Retype each line of the material exactly, please, skipping any picture in it.
────────────────────
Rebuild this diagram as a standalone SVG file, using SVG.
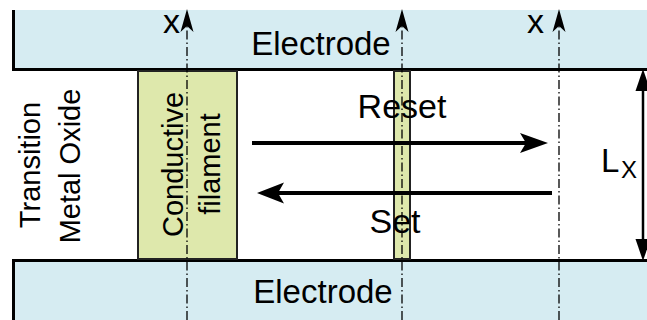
<svg xmlns="http://www.w3.org/2000/svg" width="647" height="320" viewBox="0 0 647 320">
<style>
.el{fill:#d6ecf2;}
.edge{stroke:#000;stroke-width:3;fill:none;}
.fil{fill:#dee8ac;stroke:#222;stroke-width:2;}
.t{font-family:"Liberation Sans",Arial,sans-serif;fill:#000;}
.dd{stroke:#000;stroke-width:1.3;stroke-dasharray:9 3 1.5 3;fill:none;}
.arr{stroke:#000;stroke-width:4;fill:none;}
.hd{fill:#000;}
</style>
<g id="top-electrode">
<rect class="el" x="12" y="10" width="640" height="60"/>
<path class="edge" d="M13.5,10 V69.5 H647"/>
<text class="t" x="321" y="55" font-size="33" text-anchor="middle">Electrode</text>
</g>
<g id="bottom-electrode">
<rect class="el" x="12" y="260" width="640" height="62"/>
<path class="edge" d="M13.5,320 V260.5 H647"/>
<text class="t" x="323" y="303" font-size="33" text-anchor="middle">Electrode</text>
</g>
<g id="oxide">
<text class="t" font-size="29" text-anchor="middle" transform="translate(40,165) rotate(-90)">Transition</text>
<text class="t" font-size="29" text-anchor="middle" transform="translate(80,166) rotate(-90)">Metal Oxide</text>
</g>
<g id="filament">
<rect class="fil" x="138" y="71" width="99" height="188"/>
<text class="t" font-size="29" text-anchor="middle" transform="translate(183,164.5) rotate(-90)">Conductive</text>
<text class="t" font-size="29" text-anchor="middle" transform="translate(220,164) rotate(-90)">filament</text>
</g>
<g id="thin-filament">
<rect class="fil" x="394" y="71" width="16" height="188" stroke-width="1"/>
</g>
<g id="labels">
<text class="t" x="163" y="33" font-size="34">x</text>
<text class="t" x="527" y="33" font-size="34">x</text>
<text class="t" x="402" y="118" font-size="34" text-anchor="middle">Reset</text>
<text class="t" x="395" y="233" font-size="34" text-anchor="middle">Set</text>
<text class="t" x="601" y="172" font-size="33">L</text>
<text class="t" x="621" y="178" font-size="24">X</text>
</g>
<g id="connectors">
<path class="dd" d="M187,320 V20"/>
<path class="hd" d="M187,9 L193.5,32 L187,26 L180.5,32 Z"/>
<path class="dd" d="M402,320 V20"/>
<path class="hd" d="M402,9 L408.5,32 L402,26 L395.5,32 Z"/>
<path class="dd" d="M559,320 V20"/>
<path class="hd" d="M559,9 L565.5,32 L559,26 L552.5,32 Z"/>
<path class="arr" d="M252,143 H530"/>
<path class="hd" d="M548,143 L520,133 L526,143 L520,153 Z"/>
<path class="arr" d="M552,193 H275"/>
<path class="hd" d="M257,193 L284,182.5 L278,193 L284,203.5 Z"/>
<path d="M643,80 V250" stroke="#000" stroke-width="2.5"/>
<path class="hd" d="M643,69 L650.5,91 L635.5,91 Z"/>
<path class="hd" d="M643,261 L650.5,239 L635.5,239 Z"/>
</g>
</svg>
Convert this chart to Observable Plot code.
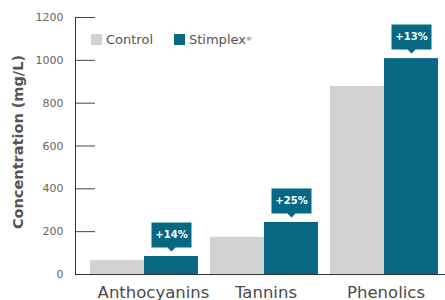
<!DOCTYPE html>
<html><head><meta charset="utf-8">
<script src="https://cdn.jsdelivr.net/npm/d3@7"></script>
<script src="https://cdn.jsdelivr.net/npm/@observablehq/plot@0.6"></script>
<style>
body{margin:0;background:#fff;}
#wrap{position:relative;width:445px;height:300px;font-family:"DejaVu Sans",sans-serif;}
#wrap svg{position:absolute;left:0;top:0;}
#legend{position:absolute;left:91px;top:33px;height:13px;display:flex;align-items:center;font-size:13px;color:#555;line-height:13px;}
#legend .sw{display:inline-block;width:11px;height:11px;margin-right:4px;}
#legend sup{font-size:6px;vertical-align:top;position:relative;top:-1px;}
</style></head><body><div id="wrap"></div>
<script>
const categories = ["Anthocyanins", "Tannins", "Phenolics"];
const control = [65, 174, 878];
const stimplex = [84, 243, 1008];
const gains = ["+14%", "+25%", "+13%"];
const yTicks = [0, 200, 400, 600, 800, 1000, 1200];
const seriesNames = ["Control", "Stimplex"];
const seriesColors = ["#d1d2d4", "#076883"];

const data = categories.map((c, i) => ({category: c, control: control[i], stimplex: stimplex[i], gain: gains[i]}));

const W = 445, H = 300, ML = 75, MR = 0, MT = 17, MB = 26;
const half = 54;

const callout = {
  draw(ctx) {
    ctx.moveTo(0, 0); ctx.lineTo(-4, -4); ctx.lineTo(-20, -4); ctx.lineTo(-20, -29);
    ctx.lineTo(20, -29); ctx.lineTo(20, -4); ctx.lineTo(4, -4); ctx.closePath();
  }
};

const xLabelStyle = {tickSize: 0, tickPadding: 11.5, fontSize: 16.5, color: "#4a4a4a", label: null};

const chart = Plot.plot({
  width: W, height: H, marginLeft: ML, marginRight: MR, marginTop: MT, marginBottom: MB,
  style: {fontFamily: "DejaVu Sans, sans-serif", background: "transparent"},
  x: {domain: categories, range: [75, 453], paddingInner: 0.1, paddingOuter: 0.125, label: null},
  y: {domain: [0, 1200], label: null},
  marks: [
    Plot.barY(data, {x: "category", y: "control", fill: seriesColors[0], insetRight: half}),
    Plot.barY(data, {x: "category", y: "stimplex", fill: seriesColors[1], insetLeft: half}),
    Plot.tickY(yTicks.slice(1), {y: d => d, stroke: "#444", insetRight: W - ML - MR - 20}),
    Plot.ruleY([0], {stroke: "#333"}),
    Plot.frame({anchor: "left", stroke: "#333"}),
    Plot.axisY({ticks: yTicks, tickFormat: d => String(d), tickSize: 0, tickPadding: 12, fontSize: 11, color: "#666", label: null}),
    Plot.axisX({...xLabelStyle, ticks: categories.slice(0, 1), dx: 9}),
    Plot.axisX({...xLabelStyle, ticks: categories.slice(1), dx: 1.5}),
    Plot.text(["Concentration (mg/L)"], {frameAnchor: "left", textAnchor: "middle", rotate: -90, dx: -57, dy: -4, fontSize: 14.5, fontWeight: "bold", fill: "#555"}),
    Plot.dot(data, {x: "category", y: "stimplex", dx: 27, dy: -5, symbol: callout, fill: seriesColors[1], stroke: null}),
    Plot.text(data, {x: "category", y: "stimplex", text: "gain", dx: 27, dy: -21.5, fill: "white", fontWeight: "bold", fontSize: 10})
  ]
});

const wrap = document.getElementById("wrap");
wrap.appendChild(chart);
const legend = document.createElement("div");
legend.id = "legend";
legend.innerHTML =
  `<span class="sw" style="background:${seriesColors[0]}"></span><span>${seriesNames[0]}</span>` +
  `<span class="sw" style="background:${seriesColors[1]};margin-left:21px"></span><span>${seriesNames[1]}<sup>®</sup></span>`;
wrap.appendChild(legend);
</script></body></html>
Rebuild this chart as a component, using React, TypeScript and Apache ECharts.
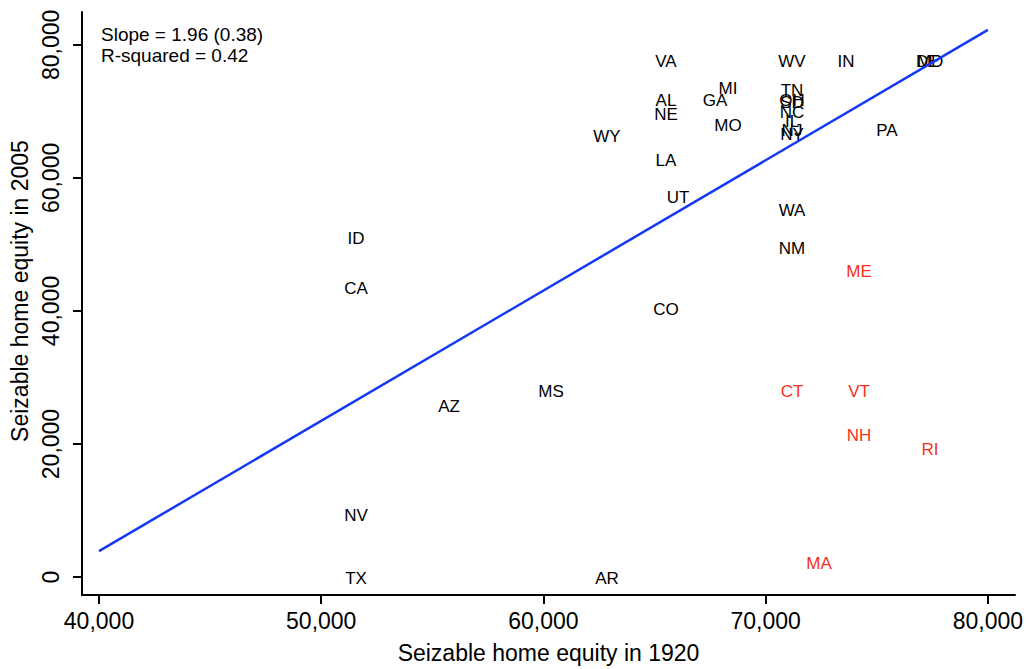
────────────────────
• PROBLEM SOLUTION
Rebuild this diagram as a standalone SVG file, using SVG.
<svg xmlns="http://www.w3.org/2000/svg" width="647" height="320" viewBox="0 0 647 320">
<style>
.el{fill:#d6ecf2;}
.edge{stroke:#000;stroke-width:3;fill:none;}
.fil{fill:#dee8ac;stroke:#222;stroke-width:2;}
.t{font-family:"Liberation Sans",Arial,sans-serif;fill:#000;}
.dd{stroke:#000;stroke-width:1.3;stroke-dasharray:9 3 1.5 3;fill:none;}
.arr{stroke:#000;stroke-width:4;fill:none;}
.hd{fill:#000;}
</style>
<g id="top-electrode">
<rect class="el" x="12" y="10" width="640" height="60"/>
<path class="edge" d="M13.5,10 V69.5 H647"/>
<text class="t" x="321" y="55" font-size="33" text-anchor="middle">Electrode</text>
</g>
<g id="bottom-electrode">
<rect class="el" x="12" y="260" width="640" height="62"/>
<path class="edge" d="M13.5,320 V260.5 H647"/>
<text class="t" x="323" y="303" font-size="33" text-anchor="middle">Electrode</text>
</g>
<g id="oxide">
<text class="t" font-size="29" text-anchor="middle" transform="translate(40,165) rotate(-90)">Transition</text>
<text class="t" font-size="29" text-anchor="middle" transform="translate(80,166) rotate(-90)">Metal Oxide</text>
</g>
<g id="filament">
<rect class="fil" x="138" y="71" width="99" height="188"/>
<text class="t" font-size="29" text-anchor="middle" transform="translate(183,164.5) rotate(-90)">Conductive</text>
<text class="t" font-size="29" text-anchor="middle" transform="translate(220,164) rotate(-90)">filament</text>
</g>
<g id="thin-filament">
<rect class="fil" x="394" y="71" width="16" height="188" stroke-width="1"/>
</g>
<g id="labels">
<text class="t" x="163" y="33" font-size="34">x</text>
<text class="t" x="527" y="33" font-size="34">x</text>
<text class="t" x="402" y="118" font-size="34" text-anchor="middle">Reset</text>
<text class="t" x="395" y="233" font-size="34" text-anchor="middle">Set</text>
<text class="t" x="601" y="172" font-size="33">L</text>
<text class="t" x="621" y="178" font-size="24">X</text>
</g>
<g id="connectors">
<path class="dd" d="M187,320 V20"/>
<path class="hd" d="M187,9 L193.5,32 L187,26 L180.5,32 Z"/>
<path class="dd" d="M402,320 V20"/>
<path class="hd" d="M402,9 L408.5,32 L402,26 L395.5,32 Z"/>
<path class="dd" d="M559,320 V20"/>
<path class="hd" d="M559,9 L565.5,32 L559,26 L552.5,32 Z"/>
<path class="arr" d="M252,143 H530"/>
<path class="hd" d="M548,143 L520,133 L526,143 L520,153 Z"/>
<path class="arr" d="M552,193 H275"/>
<path class="hd" d="M257,193 L284,182.5 L278,193 L284,203.5 Z"/>
<path d="M643,80 V250" stroke="#000" stroke-width="2.5"/>
<path class="hd" d="M643,69 L650.5,91 L635.5,91 Z"/>
<path class="hd" d="M643,261 L650.5,239 L635.5,239 Z"/>
</g>
</svg>
Convert this chart to Observable Plot code.
<!DOCTYPE html>
<html><head><meta charset="utf-8">
<script src="https://cdn.jsdelivr.net/npm/d3@7"></script>
<script src="https://cdn.jsdelivr.net/npm/@observablehq/plot@0.6"></script>
<style>
body{margin:0;background:#fff;}
#wrap{position:relative;width:445px;height:300px;font-family:"DejaVu Sans",sans-serif;}
#wrap svg{position:absolute;left:0;top:0;}
#legend{position:absolute;left:91px;top:33px;height:13px;display:flex;align-items:center;font-size:13px;color:#555;line-height:13px;}
#legend .sw{display:inline-block;width:11px;height:11px;margin-right:4px;}
#legend sup{font-size:6px;vertical-align:top;position:relative;top:-1px;}
</style></head><body><div id="wrap"></div>
<script>
const categories = ["Anthocyanins", "Tannins", "Phenolics"];
const control = [65, 174, 878];
const stimplex = [84, 243, 1008];
const gains = ["+14%", "+25%", "+13%"];
const yTicks = [0, 200, 400, 600, 800, 1000, 1200];
const seriesNames = ["Control", "Stimplex"];
const seriesColors = ["#d1d2d4", "#076883"];

const data = categories.map((c, i) => ({category: c, control: control[i], stimplex: stimplex[i], gain: gains[i]}));

const W = 445, H = 300, ML = 75, MR = 0, MT = 17, MB = 26;
const half = 54;

const callout = {
  draw(ctx) {
    ctx.moveTo(0, 0); ctx.lineTo(-4, -4); ctx.lineTo(-20, -4); ctx.lineTo(-20, -29);
    ctx.lineTo(20, -29); ctx.lineTo(20, -4); ctx.lineTo(4, -4); ctx.closePath();
  }
};

const xLabelStyle = {tickSize: 0, tickPadding: 11.5, fontSize: 16.5, color: "#4a4a4a", label: null};

const chart = Plot.plot({
  width: W, height: H, marginLeft: ML, marginRight: MR, marginTop: MT, marginBottom: MB,
  style: {fontFamily: "DejaVu Sans, sans-serif", background: "transparent"},
  x: {domain: categories, range: [75, 453], paddingInner: 0.1, paddingOuter: 0.125, label: null},
  y: {domain: [0, 1200], label: null},
  marks: [
    Plot.barY(data, {x: "category", y: "control", fill: seriesColors[0], insetRight: half}),
    Plot.barY(data, {x: "category", y: "stimplex", fill: seriesColors[1], insetLeft: half}),
    Plot.tickY(yTicks.slice(1), {y: d => d, stroke: "#444", insetRight: W - ML - MR - 20}),
    Plot.ruleY([0], {stroke: "#333"}),
    Plot.frame({anchor: "left", stroke: "#333"}),
    Plot.axisY({ticks: yTicks, tickFormat: d => String(d), tickSize: 0, tickPadding: 12, fontSize: 11, color: "#666", label: null}),
    Plot.axisX({...xLabelStyle, ticks: categories.slice(0, 1), dx: 9}),
    Plot.axisX({...xLabelStyle, ticks: categories.slice(1), dx: 1.5}),
    Plot.text(["Concentration (mg/L)"], {frameAnchor: "left", textAnchor: "middle", rotate: -90, dx: -57, dy: -4, fontSize: 14.5, fontWeight: "bold", fill: "#555"}),
    Plot.dot(data, {x: "category", y: "stimplex", dx: 27, dy: -5, symbol: callout, fill: seriesColors[1], stroke: null}),
    Plot.text(data, {x: "category", y: "stimplex", text: "gain", dx: 27, dy: -21.5, fill: "white", fontWeight: "bold", fontSize: 10})
  ]
});

const wrap = document.getElementById("wrap");
wrap.appendChild(chart);
const legend = document.createElement("div");
legend.id = "legend";
legend.innerHTML =
  `<span class="sw" style="background:${seriesColors[0]}"></span><span>${seriesNames[0]}</span>` +
  `<span class="sw" style="background:${seriesColors[1]};margin-left:21px"></span><span>${seriesNames[1]}<sup>®</sup></span>`;
wrap.appendChild(legend);
</script></body></html>
Rebuild this chart as a component, using React, TypeScript and Apache ECharts.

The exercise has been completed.